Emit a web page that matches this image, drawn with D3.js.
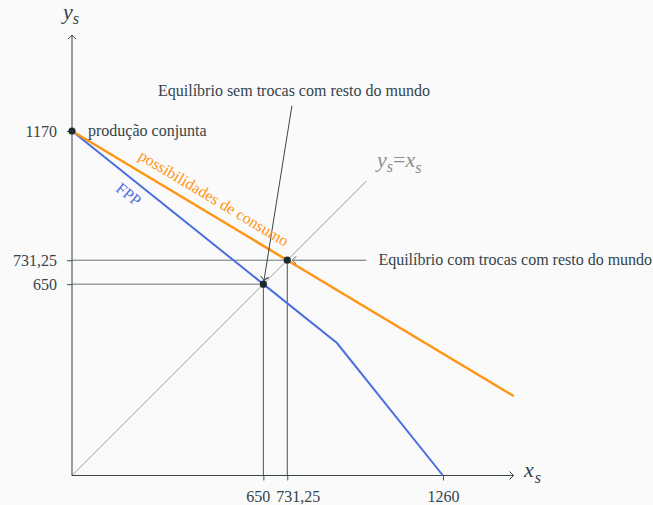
<!DOCTYPE html>
<html>
<head>
<meta charset="utf-8">
<script src="https://cdn.jsdelivr.net/npm/d3@7"></script>
<style>
  html, body { margin: 0; padding: 0; background: #fafafa; }
  svg { display: block; font-family: "Liberation Serif", "Times New Roman", serif; }
  .tick text { font-size: 16px; fill: #34444a; font-family: "Liberation Serif", serif; }
</style>
</head>
<body>
<svg id="chart" width="653" height="505"></svg>
<script>
// tick values on both axes
var xTicks = [650, 731.25, 1260];
var yTicks = [650, 731.25, 1170];
// fronteira de possibilidades de producao (FPP)
var fppX = [0, 650, 900, 1260];
var fppY = [1170, 650, 450, 0];
// possibilidades de consumo
var consumoX = [0, 731.25, 1500];
var consumoY = [1170, 731.25, 270];
// linha ys = xs
var diagonal = [0, 1000];
// pontos marcados
var pointsX = [0, 650, 731.25];
var pointsY = [1170, 650, 731.25];

buildChart();

function buildChart() {
    var svg = d3.select("#chart");
    var dark = "#34444a";

    // same unit size on both axes
    var x = d3.scaleLinear().domain([0, 1500]).range([72, 513.6]);
    var y = d3.scaleLinear().domain([0, 1500]).range([475.5, 33.9]);

    //open chevron arrow heads
    function addMarker(id, color) {
        svg.append("defs").append("marker")
            .attr("id", id)
            .attr("viewBox", "-6 -6 8 12")
            .attr("markerWidth", 8)
            .attr("markerHeight", 12)
            .attr("markerUnits", "userSpaceOnUse")
            .attr("refX", 0)
            .attr("refY", 0)
            .attr("orient", "auto")
            .append("path")
            .attr("d", "M-4,-4 Q-1.5,-1 0,0 Q-1.5,1 -4,4")
            .attr("fill", "none")
            .attr("stroke", color)
            .attr("stroke-width", 1);
    }
    addMarker("arrowDark", dark);
    addMarker("arrowGray", "#5e6b70");

    var line = d3.line().x(d => x(d[0])).y(d => y(d[1]));

    // guide lines down / left from the equilibria
    var guides = svg.append("g");
    guides.append("path")
        .attr("d", line([[0, 731.25], [731.25, 731.25]]))
        .attr("stroke", "#6a777b").attr("fill", "none");
    guides.append("path")
        .attr("d", line([[0, 650], [650, 650]]))
        .attr("stroke", "#6a777b").attr("fill", "none");
    guides.append("path")
        .attr("d", line([[650, 0], [650, 650]]))
        .attr("stroke", "#46545a").attr("fill", "none");
    guides.append("path")
        .attr("d", line([[731.25, 0], [731.25, 731.25]]))
        .attr("stroke", "#46545a").attr("fill", "none");

    // ys = xs
    svg.append("path")
        .attr("d", line(diagonal.map(d => [d, d])))
        .attr("stroke", "#9a9a9a")
        .attr("stroke-width", 1)
        .attr("fill", "none");

    // axes
    var xAxis = svg.append("g")
        .attr("transform", `translate(0,${y(0)})`)
        .call(d3.axisBottom(x).tickValues(xTicks).tickSizeInner(5).tickSizeOuter(0).tickPadding(10)
            .tickFormat(d => String(d).replace(".", ",")));
    xAxis.select(".domain").remove();
    xAxis.selectAll(".tick line").attr("stroke", "#46545a");
    // 650 and 731,25 are pushed apart so they do not overlap
    xAxis.selectAll(".tick text")
        .attr("dx", d => d === 650 ? -5.5 : d === 731.25 ? 10.5 : 0);

    var yAxis = svg.append("g")
        .attr("transform", `translate(${x(0)},0)`)
        .call(d3.axisLeft(y).tickValues(yTicks).tickSizeInner(5).tickSizeOuter(0).tickPadding(10)
            .tickFormat(d => String(d).replace(".", ",")));
    yAxis.select(".domain").remove();
    yAxis.selectAll(".tick line").attr("stroke", "#46545a");

    svg.append("path")
        .attr("d", line([[0, 0], [1500, 0]]))
        .attr("stroke", dark).attr("fill", "none")
        .attr("marker-end", "url(#arrowDark)");
    svg.append("path")
        .attr("d", line([[0, 0], [0, 1496]]))
        .attr("stroke", dark).attr("fill", "none")
        .attr("marker-end", "url(#arrowDark)");

    // curves
    svg.append("path")
        .attr("d", line(fppX.map((d, i) => [d, fppY[i]])))
        .attr("stroke", "#4a6ee0")
        .attr("stroke-width", 2)
        .attr("fill", "none");
    svg.append("path")
        .attr("d", line(consumoX.map((d, i) => [d, consumoY[i]])))
        .attr("stroke", "#ff9410")
        .attr("stroke-width", 2.4)
        .attr("fill", "none");

    // annotation arrows
    svg.append("path")
        .attr("d", line([[1000, 731.25], [748, 731.25]]))
        .attr("stroke", "#5e6b70").attr("fill", "none")
        .attr("marker-end", "url(#arrowGray)");
    svg.append("path")
        .attr("d", line([[747, 1256], [652, 662]]))
        .attr("stroke", "#263236").attr("stroke-width", 0.9).attr("fill", "none")
        .attr("marker-end", "url(#arrowDark)");

    // points
    svg.append("g").selectAll("circle")
        .data(pointsX)
        .enter().append("circle")
        .attr("cx", d => x(d))
        .attr("cy", (d, i) => y(pointsY[i]))
        .attr("r", 3.6)
        .attr("fill", "#1e2a2e");

    // text labels
    svg.append("text")
        .attr("x", x(0) + 16).attr("y", y(1170) + 5)
        .attr("font-size", 16).attr("fill", dark)
        .text("produção conjunta");
    svg.append("text")
        .attr("x", 158).attr("y", 96)
        .attr("font-size", 16).attr("fill", dark)
        .text("Equilíbrio sem trocas com resto do mundo");
    svg.append("text")
        .attr("x", x(1000) + 12).attr("y", y(731.25) + 5)
        .attr("font-size", 16).attr("fill", dark)
        .text("Equilíbrio com trocas com resto do mundo");

    //rotated labels along the lines
    var angC = Math.atan2(y(consumoY[1]) - y(consumoY[0]), x(consumoX[1]) - x(consumoX[0])) * 180 / Math.PI;
    svg.append("text")
        .attr("transform", `translate(${x(205)},${y(1170 - 0.6 * 205)}) rotate(${angC}) translate(0,-10)`)
        .attr("font-size", 16).attr("fill", "#ff9410")
        .text("possibilidades de consumo");
    var angF = Math.atan2(y(fppY[1]) - y(fppY[0]), x(fppX[1]) - x(fppX[0])) * 180 / Math.PI;
    svg.append("text")
        .attr("transform", `translate(${x(222)},${y(1170 - 0.8 * 222)}) rotate(${angF}) translate(0,19.5)`)
        .attr("text-anchor", "middle")
        .attr("font-size", 16).attr("fill", "#4a6ee0")
        .text("FPP");

    // axis names
    var yName = svg.append("text")
        .attr("x", 63).attr("y", 19)
        .attr("font-size", 22).attr("font-style", "italic").attr("fill", dark);
    yName.append("tspan").text("y");
    yName.append("tspan").attr("dy", 5).attr("font-size", 16).text("s");

    var xName = svg.append("text")
        .attr("x", 524).attr("y", 477)
        .attr("font-size", 22).attr("font-style", "italic").attr("fill", dark);
    xName.append("tspan").text("x");
    xName.append("tspan").attr("dx", 1).attr("dy", 6).attr("font-size", 16).text("s");

    var dName = svg.append("text")
        .attr("x", 377).attr("y", 167)
        .attr("font-size", 22).attr("font-style", "italic").attr("fill", "#8e8e8e");
    dName.append("tspan").text("y");
    dName.append("tspan").attr("dy", 5).attr("font-size", 16).text("s");
    dName.append("tspan").attr("dy", -5).attr("font-style", "normal").text("=");
    dName.append("tspan").text("x");
    dName.append("tspan").attr("dy", 6).attr("font-size", 16).text("s");
}
</script>
</body>
</html>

++++++++++

§ **Task details**
Quote the listing above in full, except for the pictures.

§ **Written reply**
Emit a web page that matches this image, drawn with D3.js.
<!DOCTYPE html>
<html>
<head>
<meta charset="utf-8">
<script src="https://cdn.jsdelivr.net/npm/d3@7"></script>
<style>
  html, body { margin: 0; padding: 0; background: #fafafa; }
  svg { display: block; font-family: "Liberation Serif", "Times New Roman", serif; }
  .tick text { font-size: 16px; fill: #34444a; font-family: "Liberation Serif", serif; }
</style>
</head>
<body>
<svg id="chart" width="653" height="505"></svg>
<script>
// tick values on both axes
var xTicks = [650, 731.25, 1260];
var yTicks = [650, 731.25, 1170];
// fronteira de possibilidades de producao (FPP)
var fppX = [0, 650, 900, 1260];
var fppY = [1170, 650, 450, 0];
// possibilidades de consumo
var consumoX = [0, 731.25, 1500];
var consumoY = [1170, 731.25, 270];
// linha ys = xs
var diagonal = [0, 1000];
// pontos marcados
var pointsX = [0, 650, 731.25];
var pointsY = [1170, 650, 731.25];

buildChart();

function buildChart() {
    var svg = d3.select("#chart");
    var dark = "#34444a";

    // same unit size on both axes
    var x = d3.scaleLinear().domain([0, 1500]).range([72, 513.6]);
    var y = d3.scaleLinear().domain([0, 1500]).range([475.5, 33.9]);

    //open chevron arrow heads
    function addMarker(id, color) {
        svg.append("defs").append("marker")
            .attr("id", id)
            .attr("viewBox", "-6 -6 8 12")
            .attr("markerWidth", 8)
            .attr("markerHeight", 12)
            .attr("markerUnits", "userSpaceOnUse")
            .attr("refX", 0)
            .attr("refY", 0)
            .attr("orient", "auto")
            .append("path")
            .attr("d", "M-4,-4 Q-1.5,-1 0,0 Q-1.5,1 -4,4")
            .attr("fill", "none")
            .attr("stroke", color)
            .attr("stroke-width", 1);
    }
    addMarker("arrowDark", dark);
    addMarker("arrowGray", "#5e6b70");

    var line = d3.line().x(d => x(d[0])).y(d => y(d[1]));

    // guide lines down / left from the equilibria
    var guides = svg.append("g");
    guides.append("path")
        .attr("d", line([[0, 731.25], [731.25, 731.25]]))
        .attr("stroke", "#6a777b").attr("fill", "none");
    guides.append("path")
        .attr("d", line([[0, 650], [650, 650]]))
        .attr("stroke", "#6a777b").attr("fill", "none");
    guides.append("path")
        .attr("d", line([[650, 0], [650, 650]]))
        .attr("stroke", "#46545a").attr("fill", "none");
    guides.append("path")
        .attr("d", line([[731.25, 0], [731.25, 731.25]]))
        .attr("stroke", "#46545a").attr("fill", "none");

    // ys = xs
    svg.append("path")
        .attr("d", line(diagonal.map(d => [d, d])))
        .attr("stroke", "#9a9a9a")
        .attr("stroke-width", 1)
        .attr("fill", "none");

    // axes
    var xAxis = svg.append("g")
        .attr("transform", `translate(0,${y(0)})`)
        .call(d3.axisBottom(x).tickValues(xTicks).tickSizeInner(5).tickSizeOuter(0).tickPadding(10)
            .tickFormat(d => String(d).replace(".", ",")));
    xAxis.select(".domain").remove();
    xAxis.selectAll(".tick line").attr("stroke", "#46545a");
    // 650 and 731,25 are pushed apart so they do not overlap
    xAxis.selectAll(".tick text")
        .attr("dx", d => d === 650 ? -5.5 : d === 731.25 ? 10.5 : 0);

    var yAxis = svg.append("g")
        .attr("transform", `translate(${x(0)},0)`)
        .call(d3.axisLeft(y).tickValues(yTicks).tickSizeInner(5).tickSizeOuter(0).tickPadding(10)
            .tickFormat(d => String(d).replace(".", ",")));
    yAxis.select(".domain").remove();
    yAxis.selectAll(".tick line").attr("stroke", "#46545a");

    svg.append("path")
        .attr("d", line([[0, 0], [1500, 0]]))
        .attr("stroke", dark).attr("fill", "none")
        .attr("marker-end", "url(#arrowDark)");
    svg.append("path")
        .attr("d", line([[0, 0], [0, 1496]]))
        .attr("stroke", dark).attr("fill", "none")
        .attr("marker-end", "url(#arrowDark)");

    // curves
    svg.append("path")
        .attr("d", line(fppX.map((d, i) => [d, fppY[i]])))
        .attr("stroke", "#4a6ee0")
        .attr("stroke-width", 2)
        .attr("fill", "none");
    svg.append("path")
        .attr("d", line(consumoX.map((d, i) => [d, consumoY[i]])))
        .attr("stroke", "#ff9410")
        .attr("stroke-width", 2.4)
        .attr("fill", "none");

    // annotation arrows
    svg.append("path")
        .attr("d", line([[1000, 731.25], [748, 731.25]]))
        .attr("stroke", "#5e6b70").attr("fill", "none")
        .attr("marker-end", "url(#arrowGray)");
    svg.append("path")
        .attr("d", line([[747, 1256], [652, 662]]))
        .attr("stroke", "#263236").attr("stroke-width", 0.9).attr("fill", "none")
        .attr("marker-end", "url(#arrowDark)");

    // points
    svg.append("g").selectAll("circle")
        .data(pointsX)
        .enter().append("circle")
        .attr("cx", d => x(d))
        .attr("cy", (d, i) => y(pointsY[i]))
        .attr("r", 3.6)
        .attr("fill", "#1e2a2e");

    // text labels
    svg.append("text")
        .attr("x", x(0) + 16).attr("y", y(1170) + 5)
        .attr("font-size", 16).attr("fill", dark)
        .text("produção conjunta");
    svg.append("text")
        .attr("x", 158).attr("y", 96)
        .attr("font-size", 16).attr("fill", dark)
        .text("Equilíbrio sem trocas com resto do mundo");
    svg.append("text")
        .attr("x", x(1000) + 12).attr("y", y(731.25) + 5)
        .attr("font-size", 16).attr("fill", dark)
        .text("Equilíbrio com trocas com resto do mundo");

    //rotated labels along the lines
    var angC = Math.atan2(y(consumoY[1]) - y(consumoY[0]), x(consumoX[1]) - x(consumoX[0])) * 180 / Math.PI;
    svg.append("text")
        .attr("transform", `translate(${x(205)},${y(1170 - 0.6 * 205)}) rotate(${angC}) translate(0,-10)`)
        .attr("font-size", 16).attr("fill", "#ff9410")
        .text("possibilidades de consumo");
    var angF = Math.atan2(y(fppY[1]) - y(fppY[0]), x(fppX[1]) - x(fppX[0])) * 180 / Math.PI;
    svg.append("text")
        .attr("transform", `translate(${x(222)},${y(1170 - 0.8 * 222)}) rotate(${angF}) translate(0,19.5)`)
        .attr("text-anchor", "middle")
        .attr("font-size", 16).attr("fill", "#4a6ee0")
        .text("FPP");

    // axis names
    var yName = svg.append("text")
        .attr("x", 63).attr("y", 19)
        .attr("font-size", 22).attr("font-style", "italic").attr("fill", dark);
    yName.append("tspan").text("y");
    yName.append("tspan").attr("dy", 5).attr("font-size", 16).text("s");

    var xName = svg.append("text")
        .attr("x", 524).attr("y", 477)
        .attr("font-size", 22).attr("font-style", "italic").attr("fill", dark);
    xName.append("tspan").text("x");
    xName.append("tspan").attr("dx", 1).attr("dy", 6).attr("font-size", 16).text("s");

    var dName = svg.append("text")
        .attr("x", 377).attr("y", 167)
        .attr("font-size", 22).attr("font-style", "italic").attr("fill", "#8e8e8e");
    dName.append("tspan").text("y");
    dName.append("tspan").attr("dy", 5).attr("font-size", 16).text("s");
    dName.append("tspan").attr("dy", -5).attr("font-style", "normal").text("=");
    dName.append("tspan").text("x");
    dName.append("tspan").attr("dy", 6).attr("font-size", 16).text("s");
}
</script>
</body>
</html>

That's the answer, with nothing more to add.